As befits a melodrama, there is an original sin at the centre of all the trouble. In a small, divided community near Alice Springs, frisky young Tony (Aaron Pedersen) makes love to unhappily married Kate (Angie Milliken) on a sacred, tribal site meant for men only. This act of inter-racial sex – unsubtly intercut with the spectacle of dogs rutting in a church – blows the town sky high.

Stories like this depend on stark, Manichean oppositions – black vs. white law, violence vs. reason, spirituality vs. materialism – but also characters who try their best to inhabit a place in-between these extremes. These mediating characters are film's best: pastor David (Ernie Dingo), police aide Billy (Lafe Charlton), and even the bullish cop Ray (Bryan Brown).

Writer-director Nick Parsons (adapting his own play) takes an utterly unselfconscious approach to this material; like Sam Fuller, he seems not particularly fussed about tastefulness or political correctness. The directness of Dead Heart is disarming: racial conflict is a painful spear in the leg or chest; fun is a gang of guys playing cards or jiving to Daddy Cool's "Eagle Rock" in the desert; and social comment is David's plaintive cry – "I'm not a blackfella or a whitefella, I'm just ... a fella!"

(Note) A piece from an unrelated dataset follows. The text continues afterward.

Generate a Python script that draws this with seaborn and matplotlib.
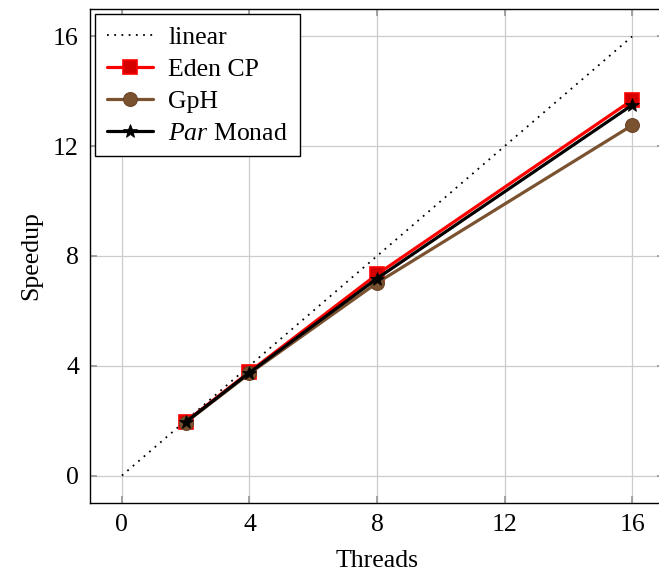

I warmed to this film. In many respects it takes us back to the era of Charles Chauvel's interracial soap Jedda (1955) – a movie that had to wait some thirty years for a little middle-class respect. But Dead Heart's closest neighbour in the annals of Australian melodrama is Tim Burstall's fine adaptation of Morris West's The Naked Country (1984) – a movie dismissed in its day as trash and buried ever since.